> **Directions**: Extract every line of the material below and reproduce it faithfully.

> **Data excerpt**:

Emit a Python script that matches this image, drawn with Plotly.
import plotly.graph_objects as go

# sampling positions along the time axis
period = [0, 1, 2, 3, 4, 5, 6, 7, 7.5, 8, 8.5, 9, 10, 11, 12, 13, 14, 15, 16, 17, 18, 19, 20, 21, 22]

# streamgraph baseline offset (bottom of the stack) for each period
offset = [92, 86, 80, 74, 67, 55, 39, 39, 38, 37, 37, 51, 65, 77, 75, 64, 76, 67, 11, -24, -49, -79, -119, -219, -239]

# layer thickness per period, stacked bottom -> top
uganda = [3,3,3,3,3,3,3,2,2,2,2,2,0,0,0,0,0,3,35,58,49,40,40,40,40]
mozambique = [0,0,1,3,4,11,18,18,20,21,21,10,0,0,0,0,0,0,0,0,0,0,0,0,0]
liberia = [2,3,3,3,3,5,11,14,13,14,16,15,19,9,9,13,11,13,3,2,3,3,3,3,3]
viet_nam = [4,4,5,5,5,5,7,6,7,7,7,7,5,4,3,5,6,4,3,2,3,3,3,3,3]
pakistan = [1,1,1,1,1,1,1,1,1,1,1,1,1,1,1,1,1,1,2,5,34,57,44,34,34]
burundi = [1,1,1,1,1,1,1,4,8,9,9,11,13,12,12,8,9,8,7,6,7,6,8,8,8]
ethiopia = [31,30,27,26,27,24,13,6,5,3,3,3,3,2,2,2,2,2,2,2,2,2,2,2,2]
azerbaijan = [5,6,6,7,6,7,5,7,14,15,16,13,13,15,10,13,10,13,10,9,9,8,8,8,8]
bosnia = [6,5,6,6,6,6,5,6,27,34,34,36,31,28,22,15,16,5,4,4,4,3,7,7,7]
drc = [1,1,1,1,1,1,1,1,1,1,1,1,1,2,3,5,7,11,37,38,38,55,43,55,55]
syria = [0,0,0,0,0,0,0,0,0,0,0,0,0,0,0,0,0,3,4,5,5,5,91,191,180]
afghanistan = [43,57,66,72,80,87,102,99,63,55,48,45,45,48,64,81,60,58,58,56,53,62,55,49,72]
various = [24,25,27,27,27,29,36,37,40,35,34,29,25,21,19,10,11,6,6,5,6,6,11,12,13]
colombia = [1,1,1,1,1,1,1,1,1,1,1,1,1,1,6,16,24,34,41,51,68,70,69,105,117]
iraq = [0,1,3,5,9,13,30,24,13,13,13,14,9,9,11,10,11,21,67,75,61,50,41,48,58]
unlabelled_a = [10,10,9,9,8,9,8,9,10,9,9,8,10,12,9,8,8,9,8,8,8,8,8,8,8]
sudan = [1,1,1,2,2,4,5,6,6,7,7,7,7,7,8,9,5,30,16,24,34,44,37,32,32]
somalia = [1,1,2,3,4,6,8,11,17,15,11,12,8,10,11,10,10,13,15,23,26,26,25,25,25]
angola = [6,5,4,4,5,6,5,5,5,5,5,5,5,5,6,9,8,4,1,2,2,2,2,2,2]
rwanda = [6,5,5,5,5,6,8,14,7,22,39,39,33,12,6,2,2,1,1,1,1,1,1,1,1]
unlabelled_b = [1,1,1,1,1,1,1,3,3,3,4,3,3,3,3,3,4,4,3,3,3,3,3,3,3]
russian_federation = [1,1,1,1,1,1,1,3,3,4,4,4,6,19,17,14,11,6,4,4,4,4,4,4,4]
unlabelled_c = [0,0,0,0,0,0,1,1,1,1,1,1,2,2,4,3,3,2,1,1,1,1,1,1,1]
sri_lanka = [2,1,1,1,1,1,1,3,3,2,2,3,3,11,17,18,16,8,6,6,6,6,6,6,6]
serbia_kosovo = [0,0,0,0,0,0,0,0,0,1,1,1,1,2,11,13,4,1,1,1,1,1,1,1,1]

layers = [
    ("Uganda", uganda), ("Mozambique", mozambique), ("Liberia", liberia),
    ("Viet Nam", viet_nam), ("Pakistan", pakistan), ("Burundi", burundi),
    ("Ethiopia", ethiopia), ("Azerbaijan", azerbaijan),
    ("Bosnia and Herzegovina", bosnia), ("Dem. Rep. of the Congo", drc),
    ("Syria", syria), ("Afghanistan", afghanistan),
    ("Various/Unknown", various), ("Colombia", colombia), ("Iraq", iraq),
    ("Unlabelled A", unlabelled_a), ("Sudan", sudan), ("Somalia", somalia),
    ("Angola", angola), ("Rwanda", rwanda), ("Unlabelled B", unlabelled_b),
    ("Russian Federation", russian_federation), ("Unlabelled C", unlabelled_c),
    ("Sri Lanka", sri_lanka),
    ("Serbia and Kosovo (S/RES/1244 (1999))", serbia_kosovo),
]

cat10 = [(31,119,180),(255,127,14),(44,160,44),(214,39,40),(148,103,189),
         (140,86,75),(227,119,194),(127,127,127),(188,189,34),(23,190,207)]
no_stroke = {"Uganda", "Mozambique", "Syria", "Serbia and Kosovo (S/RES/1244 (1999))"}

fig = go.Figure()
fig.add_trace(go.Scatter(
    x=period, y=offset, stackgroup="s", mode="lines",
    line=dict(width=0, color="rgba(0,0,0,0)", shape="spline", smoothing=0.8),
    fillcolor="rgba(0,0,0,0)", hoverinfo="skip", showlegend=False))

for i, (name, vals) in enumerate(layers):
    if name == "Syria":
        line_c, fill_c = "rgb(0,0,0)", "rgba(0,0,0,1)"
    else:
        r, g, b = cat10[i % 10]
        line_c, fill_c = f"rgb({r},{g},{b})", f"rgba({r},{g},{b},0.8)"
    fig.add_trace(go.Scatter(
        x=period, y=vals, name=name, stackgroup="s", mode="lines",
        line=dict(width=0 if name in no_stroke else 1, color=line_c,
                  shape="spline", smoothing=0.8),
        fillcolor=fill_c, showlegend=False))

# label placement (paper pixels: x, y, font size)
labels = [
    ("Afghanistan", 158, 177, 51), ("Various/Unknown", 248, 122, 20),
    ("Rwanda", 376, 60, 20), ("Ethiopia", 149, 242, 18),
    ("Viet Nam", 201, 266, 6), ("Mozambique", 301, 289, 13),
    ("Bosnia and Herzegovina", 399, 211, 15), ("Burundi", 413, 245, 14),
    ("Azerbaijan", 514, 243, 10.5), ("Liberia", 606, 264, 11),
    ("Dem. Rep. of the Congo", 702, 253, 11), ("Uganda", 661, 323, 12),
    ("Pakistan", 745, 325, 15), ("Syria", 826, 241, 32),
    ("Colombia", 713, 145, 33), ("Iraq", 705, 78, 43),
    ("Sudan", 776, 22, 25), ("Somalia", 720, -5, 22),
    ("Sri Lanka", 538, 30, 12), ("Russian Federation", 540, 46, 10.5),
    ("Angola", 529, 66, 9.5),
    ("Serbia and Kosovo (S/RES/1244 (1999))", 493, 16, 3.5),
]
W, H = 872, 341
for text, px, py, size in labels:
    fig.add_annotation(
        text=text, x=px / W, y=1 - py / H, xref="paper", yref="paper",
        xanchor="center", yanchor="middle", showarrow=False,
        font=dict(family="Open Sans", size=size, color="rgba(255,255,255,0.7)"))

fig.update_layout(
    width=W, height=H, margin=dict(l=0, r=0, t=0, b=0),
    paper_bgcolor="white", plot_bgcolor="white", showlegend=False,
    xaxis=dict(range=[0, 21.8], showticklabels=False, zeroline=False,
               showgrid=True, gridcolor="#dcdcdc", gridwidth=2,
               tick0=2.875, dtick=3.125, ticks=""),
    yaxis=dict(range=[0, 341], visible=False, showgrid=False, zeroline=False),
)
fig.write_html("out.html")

> **Solved problem**:
Emit a Python script that matches this image, drawn with Plotly.
import plotly.graph_objects as go

# sampling positions along the time axis
period = [0, 1, 2, 3, 4, 5, 6, 7, 7.5, 8, 8.5, 9, 10, 11, 12, 13, 14, 15, 16, 17, 18, 19, 20, 21, 22]

# streamgraph baseline offset (bottom of the stack) for each period
offset = [92, 86, 80, 74, 67, 55, 39, 39, 38, 37, 37, 51, 65, 77, 75, 64, 76, 67, 11, -24, -49, -79, -119, -219, -239]

# layer thickness per period, stacked bottom -> top
uganda = [3,3,3,3,3,3,3,2,2,2,2,2,0,0,0,0,0,3,35,58,49,40,40,40,40]
mozambique = [0,0,1,3,4,11,18,18,20,21,21,10,0,0,0,0,0,0,0,0,0,0,0,0,0]
liberia = [2,3,3,3,3,5,11,14,13,14,16,15,19,9,9,13,11,13,3,2,3,3,3,3,3]
viet_nam = [4,4,5,5,5,5,7,6,7,7,7,7,5,4,3,5,6,4,3,2,3,3,3,3,3]
pakistan = [1,1,1,1,1,1,1,1,1,1,1,1,1,1,1,1,1,1,2,5,34,57,44,34,34]
burundi = [1,1,1,1,1,1,1,4,8,9,9,11,13,12,12,8,9,8,7,6,7,6,8,8,8]
ethiopia = [31,30,27,26,27,24,13,6,5,3,3,3,3,2,2,2,2,2,2,2,2,2,2,2,2]
azerbaijan = [5,6,6,7,6,7,5,7,14,15,16,13,13,15,10,13,10,13,10,9,9,8,8,8,8]
bosnia = [6,5,6,6,6,6,5,6,27,34,34,36,31,28,22,15,16,5,4,4,4,3,7,7,7]
drc = [1,1,1,1,1,1,1,1,1,1,1,1,1,2,3,5,7,11,37,38,38,55,43,55,55]
syria = [0,0,0,0,0,0,0,0,0,0,0,0,0,0,0,0,0,3,4,5,5,5,91,191,180]
afghanistan = [43,57,66,72,80,87,102,99,63,55,48,45,45,48,64,81,60,58,58,56,53,62,55,49,72]
various = [24,25,27,27,27,29,36,37,40,35,34,29,25,21,19,10,11,6,6,5,6,6,11,12,13]
colombia = [1,1,1,1,1,1,1,1,1,1,1,1,1,1,6,16,24,34,41,51,68,70,69,105,117]
iraq = [0,1,3,5,9,13,30,24,13,13,13,14,9,9,11,10,11,21,67,75,61,50,41,48,58]
unlabelled_a = [10,10,9,9,8,9,8,9,10,9,9,8,10,12,9,8,8,9,8,8,8,8,8,8,8]
sudan = [1,1,1,2,2,4,5,6,6,7,7,7,7,7,8,9,5,30,16,24,34,44,37,32,32]
somalia = [1,1,2,3,4,6,8,11,17,15,11,12,8,10,11,10,10,13,15,23,26,26,25,25,25]
angola = [6,5,4,4,5,6,5,5,5,5,5,5,5,5,6,9,8,4,1,2,2,2,2,2,2]
rwanda = [6,5,5,5,5,6,8,14,7,22,39,39,33,12,6,2,2,1,1,1,1,1,1,1,1]
unlabelled_b = [1,1,1,1,1,1,1,3,3,3,4,3,3,3,3,3,4,4,3,3,3,3,3,3,3]
russian_federation = [1,1,1,1,1,1,1,3,3,4,4,4,6,19,17,14,11,6,4,4,4,4,4,4,4]
unlabelled_c = [0,0,0,0,0,0,1,1,1,1,1,1,2,2,4,3,3,2,1,1,1,1,1,1,1]
sri_lanka = [2,1,1,1,1,1,1,3,3,2,2,3,3,11,17,18,16,8,6,6,6,6,6,6,6]
serbia_kosovo = [0,0,0,0,0,0,0,0,0,1,1,1,1,2,11,13,4,1,1,1,1,1,1,1,1]

layers = [
    ("Uganda", uganda), ("Mozambique", mozambique), ("Liberia", liberia),
    ("Viet Nam", viet_nam), ("Pakistan", pakistan), ("Burundi", burundi),
    ("Ethiopia", ethiopia), ("Azerbaijan", azerbaijan),
    ("Bosnia and Herzegovina", bosnia), ("Dem. Rep. of the Congo", drc),
    ("Syria", syria), ("Afghanistan", afghanistan),
    ("Various/Unknown", various), ("Colombia", colombia), ("Iraq", iraq),
    ("Unlabelled A", unlabelled_a), ("Sudan", sudan), ("Somalia", somalia),
    ("Angola", angola), ("Rwanda", rwanda), ("Unlabelled B", unlabelled_b),
    ("Russian Federation", russian_federation), ("Unlabelled C", unlabelled_c),
    ("Sri Lanka", sri_lanka),
    ("Serbia and Kosovo (S/RES/1244 (1999))", serbia_kosovo),
]

cat10 = [(31,119,180),(255,127,14),(44,160,44),(214,39,40),(148,103,189),
         (140,86,75),(227,119,194),(127,127,127),(188,189,34),(23,190,207)]
no_stroke = {"Uganda", "Mozambique", "Syria", "Serbia and Kosovo (S/RES/1244 (1999))"}

fig = go.Figure()
fig.add_trace(go.Scatter(
    x=period, y=offset, stackgroup="s", mode="lines",
    line=dict(width=0, color="rgba(0,0,0,0)", shape="spline", smoothing=0.8),
    fillcolor="rgba(0,0,0,0)", hoverinfo="skip", showlegend=False))

for i, (name, vals) in enumerate(layers):
    if name == "Syria":
        line_c, fill_c = "rgb(0,0,0)", "rgba(0,0,0,1)"
    else:
        r, g, b = cat10[i % 10]
        line_c, fill_c = f"rgb({r},{g},{b})", f"rgba({r},{g},{b},0.8)"
    fig.add_trace(go.Scatter(
        x=period, y=vals, name=name, stackgroup="s", mode="lines",
        line=dict(width=0 if name in no_stroke else 1, color=line_c,
                  shape="spline", smoothing=0.8),
        fillcolor=fill_c, showlegend=False))

# label placement (paper pixels: x, y, font size)
labels = [
    ("Afghanistan", 158, 177, 51), ("Various/Unknown", 248, 122, 20),
    ("Rwanda", 376, 60, 20), ("Ethiopia", 149, 242, 18),
    ("Viet Nam", 201, 266, 6), ("Mozambique", 301, 289, 13),
    ("Bosnia and Herzegovina", 399, 211, 15), ("Burundi", 413, 245, 14),
    ("Azerbaijan", 514, 243, 10.5), ("Liberia", 606, 264, 11),
    ("Dem. Rep. of the Congo", 702, 253, 11), ("Uganda", 661, 323, 12),
    ("Pakistan", 745, 325, 15), ("Syria", 826, 241, 32),
    ("Colombia", 713, 145, 33), ("Iraq", 705, 78, 43),
    ("Sudan", 776, 22, 25), ("Somalia", 720, -5, 22),
    ("Sri Lanka", 538, 30, 12), ("Russian Federation", 540, 46, 10.5),
    ("Angola", 529, 66, 9.5),
    ("Serbia and Kosovo (S/RES/1244 (1999))", 493, 16, 3.5),
]
W, H = 872, 341
for text, px, py, size in labels:
    fig.add_annotation(
        text=text, x=px / W, y=1 - py / H, xref="paper", yref="paper",
        xanchor="center", yanchor="middle", showarrow=False,
        font=dict(family="Open Sans", size=size, color="rgba(255,255,255,0.7)"))

fig.update_layout(
    width=W, height=H, margin=dict(l=0, r=0, t=0, b=0),
    paper_bgcolor="white", plot_bgcolor="white", showlegend=False,
    xaxis=dict(range=[0, 21.8], showticklabels=False, zeroline=False,
               showgrid=True, gridcolor="#dcdcdc", gridwidth=2,
               tick0=2.875, dtick=3.125, ticks=""),
    yaxis=dict(range=[0, 341], visible=False, showgrid=False, zeroline=False),
)
fig.write_html("out.html")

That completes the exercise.